_PROBLEM REQUIREMENTS:_ Where a line in the listing below contains the word "chart", copy that line.

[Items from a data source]
————
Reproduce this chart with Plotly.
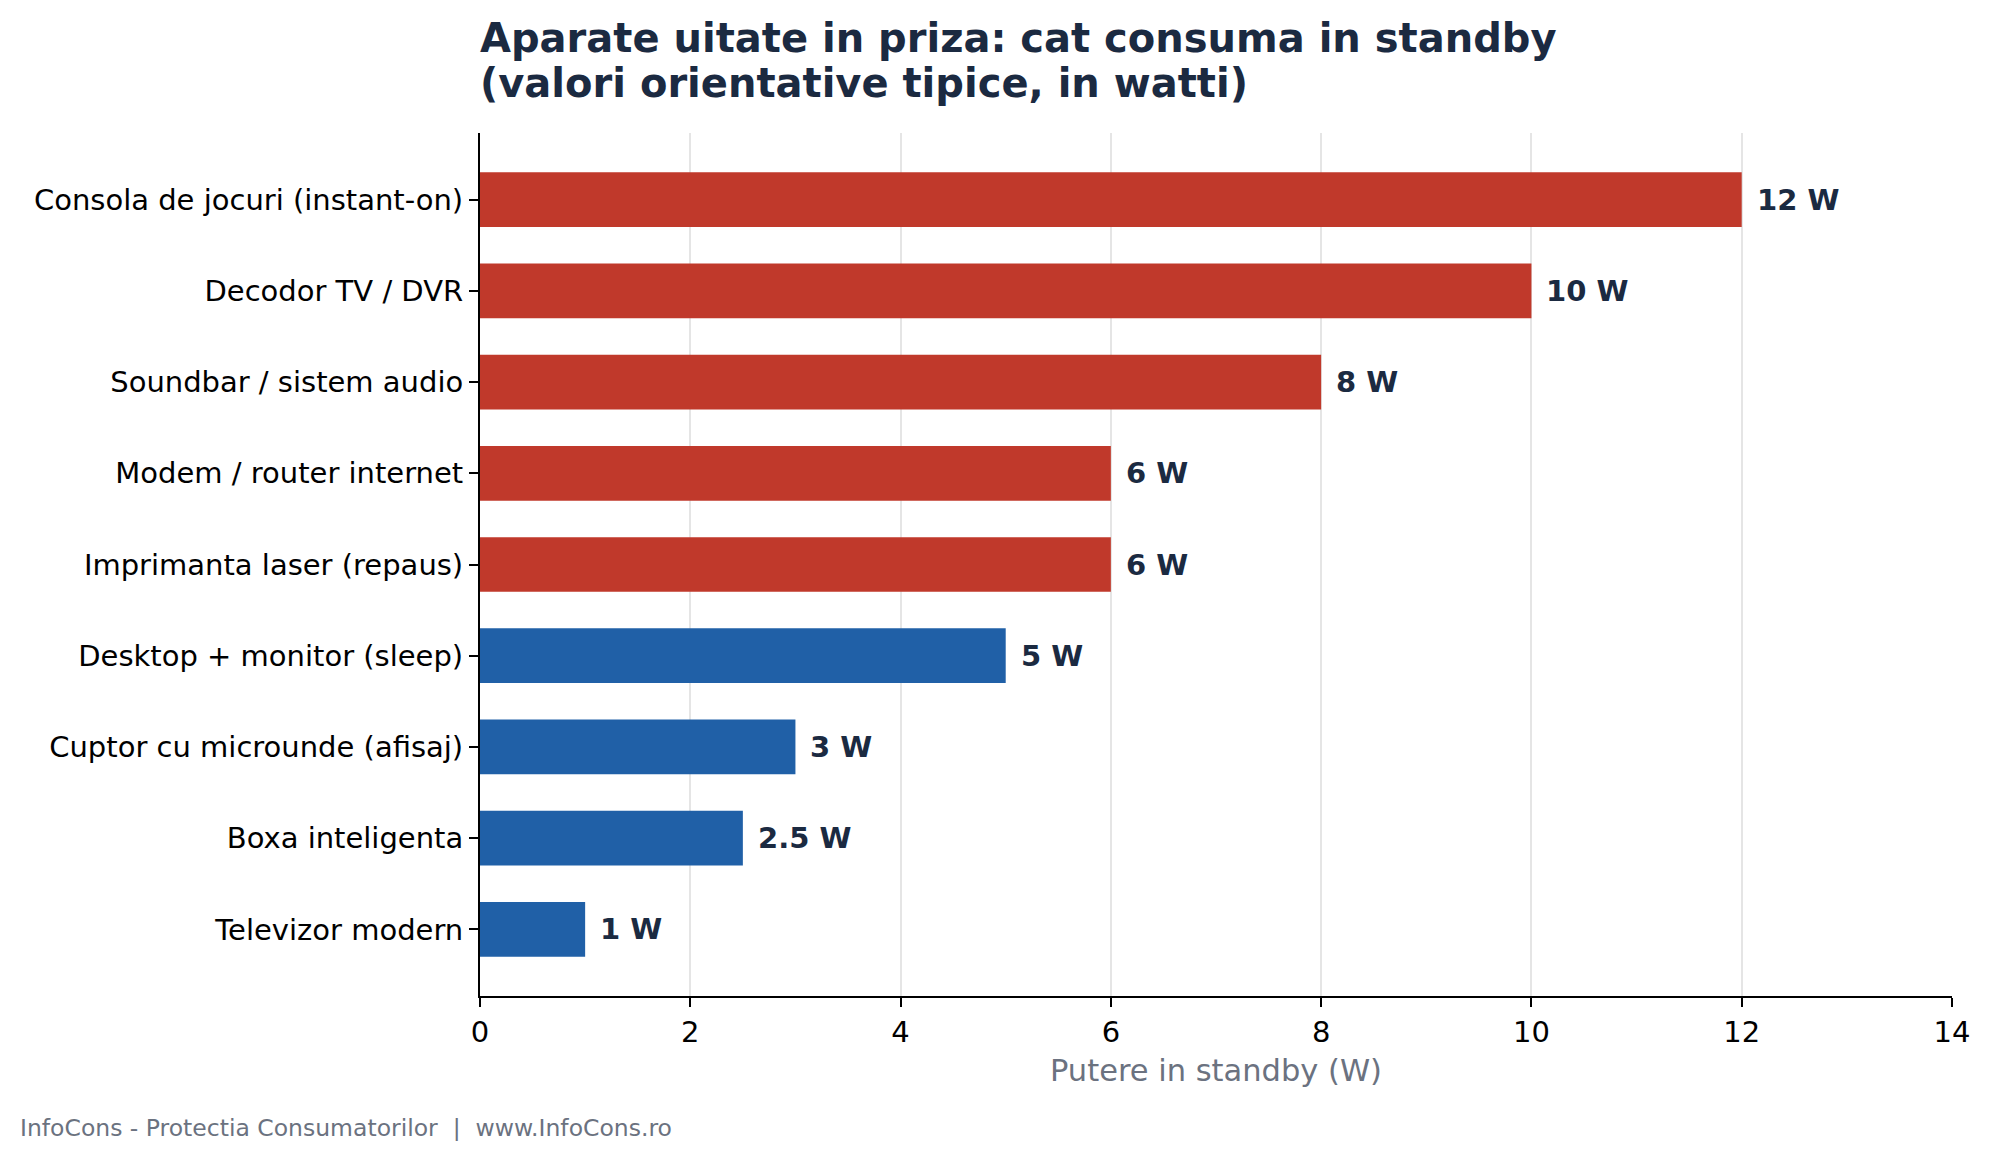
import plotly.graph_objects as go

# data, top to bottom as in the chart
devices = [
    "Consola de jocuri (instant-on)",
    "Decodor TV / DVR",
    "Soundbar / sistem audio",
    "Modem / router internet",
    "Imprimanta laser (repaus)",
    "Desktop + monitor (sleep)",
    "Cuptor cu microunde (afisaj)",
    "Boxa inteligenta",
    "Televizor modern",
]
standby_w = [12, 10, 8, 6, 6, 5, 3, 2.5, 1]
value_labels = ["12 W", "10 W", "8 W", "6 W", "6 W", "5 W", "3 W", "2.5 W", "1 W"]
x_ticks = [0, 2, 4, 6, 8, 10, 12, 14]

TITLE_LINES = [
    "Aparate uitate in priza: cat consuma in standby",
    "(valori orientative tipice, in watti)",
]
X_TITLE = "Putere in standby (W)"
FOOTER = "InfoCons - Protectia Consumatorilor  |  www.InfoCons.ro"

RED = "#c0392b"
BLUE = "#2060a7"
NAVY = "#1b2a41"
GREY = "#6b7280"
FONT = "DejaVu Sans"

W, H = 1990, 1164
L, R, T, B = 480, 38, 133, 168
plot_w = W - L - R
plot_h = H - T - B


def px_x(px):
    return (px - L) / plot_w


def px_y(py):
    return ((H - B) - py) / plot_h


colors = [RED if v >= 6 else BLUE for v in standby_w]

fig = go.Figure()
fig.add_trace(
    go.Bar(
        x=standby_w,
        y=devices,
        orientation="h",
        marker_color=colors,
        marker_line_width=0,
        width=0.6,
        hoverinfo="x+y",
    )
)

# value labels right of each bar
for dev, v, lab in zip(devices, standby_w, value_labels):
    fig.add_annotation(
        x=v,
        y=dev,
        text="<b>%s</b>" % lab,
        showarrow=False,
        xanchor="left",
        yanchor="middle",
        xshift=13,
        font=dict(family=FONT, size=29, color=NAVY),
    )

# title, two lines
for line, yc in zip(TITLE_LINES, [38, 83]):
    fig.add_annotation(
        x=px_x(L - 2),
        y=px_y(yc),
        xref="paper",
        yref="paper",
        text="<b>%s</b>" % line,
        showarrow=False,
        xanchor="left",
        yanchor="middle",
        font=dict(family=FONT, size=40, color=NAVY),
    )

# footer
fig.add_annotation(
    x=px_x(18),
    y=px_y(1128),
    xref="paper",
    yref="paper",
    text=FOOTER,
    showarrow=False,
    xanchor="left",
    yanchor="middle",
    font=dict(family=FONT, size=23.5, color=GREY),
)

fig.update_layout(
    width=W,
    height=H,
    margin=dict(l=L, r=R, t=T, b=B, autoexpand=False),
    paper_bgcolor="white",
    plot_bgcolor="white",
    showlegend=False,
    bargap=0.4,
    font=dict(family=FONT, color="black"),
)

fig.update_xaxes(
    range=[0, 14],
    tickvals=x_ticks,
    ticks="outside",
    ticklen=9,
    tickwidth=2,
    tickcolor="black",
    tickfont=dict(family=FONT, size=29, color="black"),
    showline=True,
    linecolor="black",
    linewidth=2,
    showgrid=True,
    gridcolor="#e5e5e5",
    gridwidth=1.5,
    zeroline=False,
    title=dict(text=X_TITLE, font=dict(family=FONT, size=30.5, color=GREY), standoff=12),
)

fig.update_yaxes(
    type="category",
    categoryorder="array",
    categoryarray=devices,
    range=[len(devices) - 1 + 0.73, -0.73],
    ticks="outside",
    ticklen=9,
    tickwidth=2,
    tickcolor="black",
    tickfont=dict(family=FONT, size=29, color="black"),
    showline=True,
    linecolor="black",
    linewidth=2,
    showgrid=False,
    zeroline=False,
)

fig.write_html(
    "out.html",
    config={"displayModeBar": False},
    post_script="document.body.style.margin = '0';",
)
————
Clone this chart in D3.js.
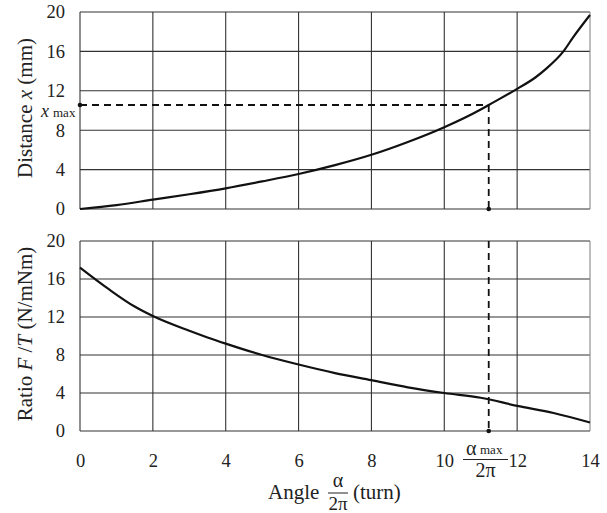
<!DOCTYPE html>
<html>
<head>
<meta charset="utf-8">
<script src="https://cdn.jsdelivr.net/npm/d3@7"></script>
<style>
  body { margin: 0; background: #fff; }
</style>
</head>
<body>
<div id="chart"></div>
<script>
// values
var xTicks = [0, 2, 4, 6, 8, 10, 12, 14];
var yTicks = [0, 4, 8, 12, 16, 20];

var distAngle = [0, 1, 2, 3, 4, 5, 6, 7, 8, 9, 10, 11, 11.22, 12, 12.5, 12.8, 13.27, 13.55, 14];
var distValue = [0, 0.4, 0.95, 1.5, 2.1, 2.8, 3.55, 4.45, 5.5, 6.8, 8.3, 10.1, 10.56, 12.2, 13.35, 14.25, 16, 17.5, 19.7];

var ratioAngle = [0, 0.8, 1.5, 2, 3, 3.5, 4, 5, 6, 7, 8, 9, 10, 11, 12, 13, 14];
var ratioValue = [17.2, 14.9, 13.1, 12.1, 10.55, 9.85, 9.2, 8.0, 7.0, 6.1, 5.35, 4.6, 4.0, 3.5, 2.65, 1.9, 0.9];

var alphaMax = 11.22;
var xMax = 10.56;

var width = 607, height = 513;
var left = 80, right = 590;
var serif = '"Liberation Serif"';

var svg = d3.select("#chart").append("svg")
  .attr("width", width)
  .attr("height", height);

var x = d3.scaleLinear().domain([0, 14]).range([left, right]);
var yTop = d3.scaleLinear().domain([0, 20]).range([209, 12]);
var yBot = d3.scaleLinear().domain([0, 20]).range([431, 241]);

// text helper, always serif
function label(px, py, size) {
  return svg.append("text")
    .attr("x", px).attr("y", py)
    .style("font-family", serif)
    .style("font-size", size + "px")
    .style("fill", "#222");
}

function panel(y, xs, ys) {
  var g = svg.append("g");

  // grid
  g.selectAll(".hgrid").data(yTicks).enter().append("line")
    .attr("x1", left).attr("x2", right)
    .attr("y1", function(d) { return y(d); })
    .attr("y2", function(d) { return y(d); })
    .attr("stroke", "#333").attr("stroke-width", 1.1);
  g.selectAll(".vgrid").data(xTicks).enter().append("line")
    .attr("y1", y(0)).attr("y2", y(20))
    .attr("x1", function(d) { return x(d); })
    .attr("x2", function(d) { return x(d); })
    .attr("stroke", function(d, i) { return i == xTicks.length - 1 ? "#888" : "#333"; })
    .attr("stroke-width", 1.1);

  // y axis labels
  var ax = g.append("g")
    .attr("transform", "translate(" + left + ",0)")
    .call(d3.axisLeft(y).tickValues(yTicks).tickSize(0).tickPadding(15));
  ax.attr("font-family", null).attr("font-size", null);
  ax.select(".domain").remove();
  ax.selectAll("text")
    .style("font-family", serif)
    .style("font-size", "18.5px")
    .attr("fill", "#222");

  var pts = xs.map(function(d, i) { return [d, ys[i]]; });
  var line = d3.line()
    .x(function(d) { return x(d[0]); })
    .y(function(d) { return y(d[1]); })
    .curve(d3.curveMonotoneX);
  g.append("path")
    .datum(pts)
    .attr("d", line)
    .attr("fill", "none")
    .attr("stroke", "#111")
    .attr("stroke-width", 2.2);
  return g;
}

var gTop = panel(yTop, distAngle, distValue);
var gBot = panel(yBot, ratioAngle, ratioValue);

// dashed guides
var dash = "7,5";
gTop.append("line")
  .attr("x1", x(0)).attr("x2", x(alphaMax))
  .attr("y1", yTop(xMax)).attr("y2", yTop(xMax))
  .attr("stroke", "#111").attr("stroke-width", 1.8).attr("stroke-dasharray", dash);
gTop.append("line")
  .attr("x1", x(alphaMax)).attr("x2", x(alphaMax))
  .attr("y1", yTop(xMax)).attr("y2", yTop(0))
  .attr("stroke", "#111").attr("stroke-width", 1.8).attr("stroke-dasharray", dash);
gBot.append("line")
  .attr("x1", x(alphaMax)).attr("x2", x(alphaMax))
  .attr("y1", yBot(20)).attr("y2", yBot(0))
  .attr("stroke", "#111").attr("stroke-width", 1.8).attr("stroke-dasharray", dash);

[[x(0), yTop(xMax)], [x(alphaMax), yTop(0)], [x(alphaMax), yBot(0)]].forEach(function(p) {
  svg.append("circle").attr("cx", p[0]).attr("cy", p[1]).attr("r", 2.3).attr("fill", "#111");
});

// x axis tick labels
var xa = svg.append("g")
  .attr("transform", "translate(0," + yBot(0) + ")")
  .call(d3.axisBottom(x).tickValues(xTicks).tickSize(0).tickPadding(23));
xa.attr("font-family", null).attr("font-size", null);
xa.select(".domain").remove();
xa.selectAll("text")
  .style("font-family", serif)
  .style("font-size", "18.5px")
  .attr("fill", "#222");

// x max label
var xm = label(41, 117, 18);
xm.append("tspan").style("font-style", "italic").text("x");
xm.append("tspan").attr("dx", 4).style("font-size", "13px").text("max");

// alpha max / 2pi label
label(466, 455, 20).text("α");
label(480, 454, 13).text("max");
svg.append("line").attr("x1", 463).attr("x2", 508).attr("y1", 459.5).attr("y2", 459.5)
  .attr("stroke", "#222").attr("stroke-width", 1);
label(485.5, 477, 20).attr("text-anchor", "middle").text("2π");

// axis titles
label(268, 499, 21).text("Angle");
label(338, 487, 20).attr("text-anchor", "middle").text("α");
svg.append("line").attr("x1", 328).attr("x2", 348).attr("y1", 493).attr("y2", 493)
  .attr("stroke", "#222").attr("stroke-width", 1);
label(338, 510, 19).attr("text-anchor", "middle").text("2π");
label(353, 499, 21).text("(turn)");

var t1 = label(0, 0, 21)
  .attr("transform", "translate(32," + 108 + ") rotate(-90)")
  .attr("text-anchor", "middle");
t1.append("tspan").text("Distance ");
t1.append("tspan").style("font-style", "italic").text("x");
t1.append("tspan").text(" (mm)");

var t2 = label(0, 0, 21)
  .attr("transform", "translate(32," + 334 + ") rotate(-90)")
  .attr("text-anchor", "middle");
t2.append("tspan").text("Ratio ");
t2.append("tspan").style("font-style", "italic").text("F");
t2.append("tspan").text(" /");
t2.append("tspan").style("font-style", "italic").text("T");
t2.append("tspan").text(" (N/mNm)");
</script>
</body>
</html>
————
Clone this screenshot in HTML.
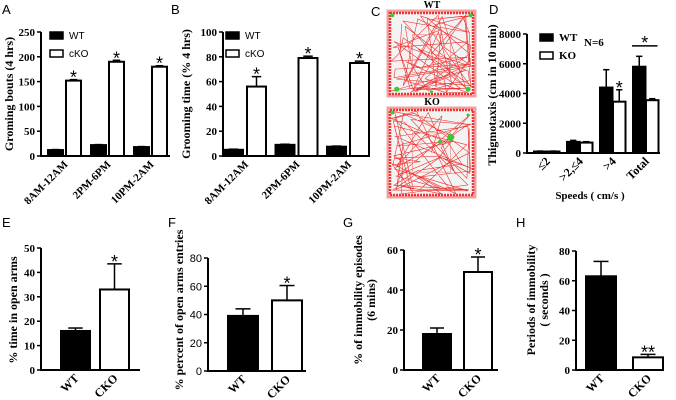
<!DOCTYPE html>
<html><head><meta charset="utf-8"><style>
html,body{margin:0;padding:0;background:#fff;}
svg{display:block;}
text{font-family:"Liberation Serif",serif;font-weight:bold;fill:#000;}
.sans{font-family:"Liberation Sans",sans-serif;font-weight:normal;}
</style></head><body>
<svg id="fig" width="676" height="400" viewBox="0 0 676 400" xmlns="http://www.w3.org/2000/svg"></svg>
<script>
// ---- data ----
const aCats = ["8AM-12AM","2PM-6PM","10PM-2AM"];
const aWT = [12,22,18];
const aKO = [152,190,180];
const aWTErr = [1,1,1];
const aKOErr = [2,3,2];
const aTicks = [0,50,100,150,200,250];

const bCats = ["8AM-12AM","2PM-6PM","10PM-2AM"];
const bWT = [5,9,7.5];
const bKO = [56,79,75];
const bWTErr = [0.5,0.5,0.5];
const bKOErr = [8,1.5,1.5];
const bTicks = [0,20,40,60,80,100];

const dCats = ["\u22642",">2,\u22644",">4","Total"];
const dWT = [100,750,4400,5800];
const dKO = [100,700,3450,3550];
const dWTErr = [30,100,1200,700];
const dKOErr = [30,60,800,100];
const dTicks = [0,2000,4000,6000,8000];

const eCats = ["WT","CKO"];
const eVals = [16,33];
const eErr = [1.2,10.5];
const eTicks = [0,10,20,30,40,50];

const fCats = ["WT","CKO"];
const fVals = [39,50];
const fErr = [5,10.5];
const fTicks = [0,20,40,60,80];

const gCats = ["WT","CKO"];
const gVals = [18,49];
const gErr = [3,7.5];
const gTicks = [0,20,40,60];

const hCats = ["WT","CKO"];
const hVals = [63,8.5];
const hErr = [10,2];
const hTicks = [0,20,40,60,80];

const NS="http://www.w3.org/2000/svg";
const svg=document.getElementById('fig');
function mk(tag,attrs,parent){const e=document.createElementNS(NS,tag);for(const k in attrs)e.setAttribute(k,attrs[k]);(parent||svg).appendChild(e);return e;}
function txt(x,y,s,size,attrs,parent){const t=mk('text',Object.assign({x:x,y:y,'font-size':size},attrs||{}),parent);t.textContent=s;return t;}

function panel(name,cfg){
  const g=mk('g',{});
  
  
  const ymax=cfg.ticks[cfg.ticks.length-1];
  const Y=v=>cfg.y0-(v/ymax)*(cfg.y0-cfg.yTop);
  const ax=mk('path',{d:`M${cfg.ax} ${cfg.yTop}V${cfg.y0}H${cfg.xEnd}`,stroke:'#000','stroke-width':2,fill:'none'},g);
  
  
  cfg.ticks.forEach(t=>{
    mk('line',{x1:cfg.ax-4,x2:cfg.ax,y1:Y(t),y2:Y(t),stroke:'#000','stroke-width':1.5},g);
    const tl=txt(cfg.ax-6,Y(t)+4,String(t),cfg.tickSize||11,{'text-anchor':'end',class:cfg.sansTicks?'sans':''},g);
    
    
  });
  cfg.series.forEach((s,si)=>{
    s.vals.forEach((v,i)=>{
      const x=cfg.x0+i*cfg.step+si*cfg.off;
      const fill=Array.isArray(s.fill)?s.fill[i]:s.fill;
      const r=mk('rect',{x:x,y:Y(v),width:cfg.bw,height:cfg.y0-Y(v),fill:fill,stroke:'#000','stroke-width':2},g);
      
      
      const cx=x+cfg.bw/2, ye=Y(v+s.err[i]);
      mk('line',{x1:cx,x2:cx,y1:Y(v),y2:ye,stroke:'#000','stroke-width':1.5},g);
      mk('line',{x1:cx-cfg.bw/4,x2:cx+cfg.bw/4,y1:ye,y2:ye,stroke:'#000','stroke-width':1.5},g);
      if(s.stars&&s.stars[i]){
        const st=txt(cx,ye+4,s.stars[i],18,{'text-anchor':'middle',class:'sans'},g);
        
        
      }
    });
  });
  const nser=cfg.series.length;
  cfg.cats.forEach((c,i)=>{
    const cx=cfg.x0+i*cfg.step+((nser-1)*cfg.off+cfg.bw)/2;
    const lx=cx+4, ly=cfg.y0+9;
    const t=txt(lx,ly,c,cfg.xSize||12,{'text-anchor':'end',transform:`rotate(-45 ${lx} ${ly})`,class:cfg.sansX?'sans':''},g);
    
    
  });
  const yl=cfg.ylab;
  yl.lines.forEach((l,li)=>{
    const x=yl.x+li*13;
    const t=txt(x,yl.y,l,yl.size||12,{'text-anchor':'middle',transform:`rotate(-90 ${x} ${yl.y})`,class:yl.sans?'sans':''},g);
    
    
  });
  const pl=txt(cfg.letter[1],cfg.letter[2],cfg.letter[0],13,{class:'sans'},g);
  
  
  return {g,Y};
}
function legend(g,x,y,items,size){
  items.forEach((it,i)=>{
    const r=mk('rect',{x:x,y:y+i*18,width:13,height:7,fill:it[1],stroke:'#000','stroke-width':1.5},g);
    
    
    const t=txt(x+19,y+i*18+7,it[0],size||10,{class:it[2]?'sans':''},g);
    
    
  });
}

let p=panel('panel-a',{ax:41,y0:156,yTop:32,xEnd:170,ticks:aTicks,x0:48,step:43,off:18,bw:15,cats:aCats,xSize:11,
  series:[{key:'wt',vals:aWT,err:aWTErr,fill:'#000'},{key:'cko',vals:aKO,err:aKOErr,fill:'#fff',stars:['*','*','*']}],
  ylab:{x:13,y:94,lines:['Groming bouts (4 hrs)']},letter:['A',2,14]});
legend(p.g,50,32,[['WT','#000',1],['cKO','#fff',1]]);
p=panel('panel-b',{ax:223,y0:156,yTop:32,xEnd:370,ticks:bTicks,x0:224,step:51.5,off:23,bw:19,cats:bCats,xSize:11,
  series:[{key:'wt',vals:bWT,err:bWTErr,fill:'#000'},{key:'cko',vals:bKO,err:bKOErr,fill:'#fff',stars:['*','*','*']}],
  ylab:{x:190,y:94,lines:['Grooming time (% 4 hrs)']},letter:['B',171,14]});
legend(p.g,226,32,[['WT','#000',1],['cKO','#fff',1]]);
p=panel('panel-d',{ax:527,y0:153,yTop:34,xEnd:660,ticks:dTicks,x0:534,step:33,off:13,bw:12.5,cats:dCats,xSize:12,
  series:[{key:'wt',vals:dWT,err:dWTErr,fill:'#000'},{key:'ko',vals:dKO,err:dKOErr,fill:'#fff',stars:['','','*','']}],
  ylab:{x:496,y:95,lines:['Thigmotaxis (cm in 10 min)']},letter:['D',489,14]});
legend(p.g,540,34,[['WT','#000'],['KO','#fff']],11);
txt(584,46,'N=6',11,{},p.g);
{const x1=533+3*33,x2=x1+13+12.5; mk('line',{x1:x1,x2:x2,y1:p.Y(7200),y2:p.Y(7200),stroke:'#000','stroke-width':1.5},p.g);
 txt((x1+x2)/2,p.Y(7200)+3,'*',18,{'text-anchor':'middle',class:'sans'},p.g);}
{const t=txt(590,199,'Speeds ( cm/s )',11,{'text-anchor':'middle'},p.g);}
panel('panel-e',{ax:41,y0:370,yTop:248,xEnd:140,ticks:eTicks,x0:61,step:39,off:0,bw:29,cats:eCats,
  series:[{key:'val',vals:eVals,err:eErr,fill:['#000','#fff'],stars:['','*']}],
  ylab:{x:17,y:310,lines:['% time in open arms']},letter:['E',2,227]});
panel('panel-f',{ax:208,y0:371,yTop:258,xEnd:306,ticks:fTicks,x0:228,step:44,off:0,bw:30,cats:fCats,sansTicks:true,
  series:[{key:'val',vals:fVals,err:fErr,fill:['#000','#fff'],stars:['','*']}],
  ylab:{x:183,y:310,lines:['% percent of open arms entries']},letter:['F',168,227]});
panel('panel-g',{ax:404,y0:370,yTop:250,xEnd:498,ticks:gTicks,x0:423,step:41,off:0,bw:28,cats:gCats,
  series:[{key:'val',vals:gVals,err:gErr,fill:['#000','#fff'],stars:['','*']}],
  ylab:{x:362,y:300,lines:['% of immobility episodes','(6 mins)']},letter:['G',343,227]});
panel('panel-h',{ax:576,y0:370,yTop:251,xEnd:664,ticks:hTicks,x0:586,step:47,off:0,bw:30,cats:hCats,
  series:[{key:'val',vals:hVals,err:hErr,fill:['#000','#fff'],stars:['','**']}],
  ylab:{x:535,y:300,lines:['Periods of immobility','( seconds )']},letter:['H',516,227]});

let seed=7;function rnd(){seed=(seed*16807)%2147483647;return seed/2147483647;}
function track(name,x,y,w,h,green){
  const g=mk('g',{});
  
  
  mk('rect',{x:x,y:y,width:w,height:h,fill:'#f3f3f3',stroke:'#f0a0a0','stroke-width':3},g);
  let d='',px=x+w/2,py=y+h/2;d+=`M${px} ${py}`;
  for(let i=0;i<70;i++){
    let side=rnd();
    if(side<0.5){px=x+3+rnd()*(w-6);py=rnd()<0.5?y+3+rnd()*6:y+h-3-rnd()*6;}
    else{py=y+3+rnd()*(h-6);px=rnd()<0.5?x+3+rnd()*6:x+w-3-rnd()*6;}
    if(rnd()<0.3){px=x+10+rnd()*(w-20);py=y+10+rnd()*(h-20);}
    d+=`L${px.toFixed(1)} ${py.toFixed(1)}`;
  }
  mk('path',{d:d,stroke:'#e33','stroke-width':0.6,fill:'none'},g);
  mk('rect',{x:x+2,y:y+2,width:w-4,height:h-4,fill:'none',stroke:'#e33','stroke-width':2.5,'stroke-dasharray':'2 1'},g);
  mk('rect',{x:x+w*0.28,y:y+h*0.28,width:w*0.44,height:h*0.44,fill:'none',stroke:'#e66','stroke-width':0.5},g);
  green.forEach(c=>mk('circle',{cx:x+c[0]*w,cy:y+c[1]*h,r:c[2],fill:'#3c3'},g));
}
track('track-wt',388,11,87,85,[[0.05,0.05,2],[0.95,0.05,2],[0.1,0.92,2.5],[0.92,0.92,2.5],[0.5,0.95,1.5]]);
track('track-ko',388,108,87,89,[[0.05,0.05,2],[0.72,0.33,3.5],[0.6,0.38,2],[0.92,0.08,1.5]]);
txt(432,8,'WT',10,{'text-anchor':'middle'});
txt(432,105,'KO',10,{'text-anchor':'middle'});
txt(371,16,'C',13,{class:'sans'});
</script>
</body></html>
————
_RESPONSE TO THIS TASK:_
Reproduce this chart with Plotly.
# data, top to bottom as in the chart
Clone this chart in D3.js.
<div id="chart"></div>
var svg = d3.select("#chart").append("svg")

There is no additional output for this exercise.